A special feature area for Unmanned Systems and Training & Simulation was introduced and a greater tri-service exhibition approach was seen with the Eurofighter Typhoon and an Apache helicopter on display. For India BAe, CAE (which provides Indian Navy AIO solutions), Alsthom (provides gear box engine mesh for IN), Dockwise (carried Kilo subs to Russia on deck) , Delft and Diehl (involved in Arjun) , Raytheon Thales (WLRs ANTPQ 47 suppliers), DCN (Scorpene suppliers with Thales and Amaris), Rolls Royce, MBDA, Alenia, Oto Melara and a host of other companies like these could keep the inquisitive visitor occupied while sipping some red wine which was good for health. The conference was also very informative. In all DSEi lived up to the expectation of the visitors.

UK and DSEi 2003

The defence industry was now involved in collaborative and joint venture projects –– and DSEi recognized that trend with more than half of the companies this year coming from overseas. They ranged in size from small and medium-sized enterprises to international primes.
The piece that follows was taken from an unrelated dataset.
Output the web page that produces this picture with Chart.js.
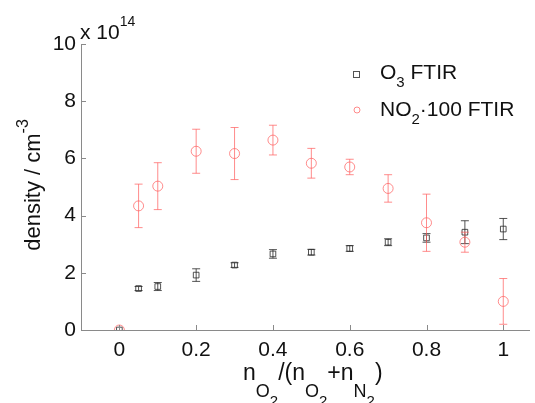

As Mr. Geoff Hoon stated, “We are justifiably proud of the capabilities of the United Kingdom’s defence industry, which contributes in full measure to the enviable reputation of our armed forces. I would particularly like to acknowledge the industry’s outstanding support during operations. Our partnership with industry is excellent, and companies in the United Kingdom continue to demonstrate that they can produce superlative equipment and support it under the most demanding conditions. I am sure that our guests will also recognize the need for the robust controls that are the hallmark of the responsible defence exporter. The United Kingdom adheres to the strict Consolidated EU and National Arms Export Licensing Criteria, and, within those guidelines, the Government fully supports our industry in offering high quality, through-life solutions”.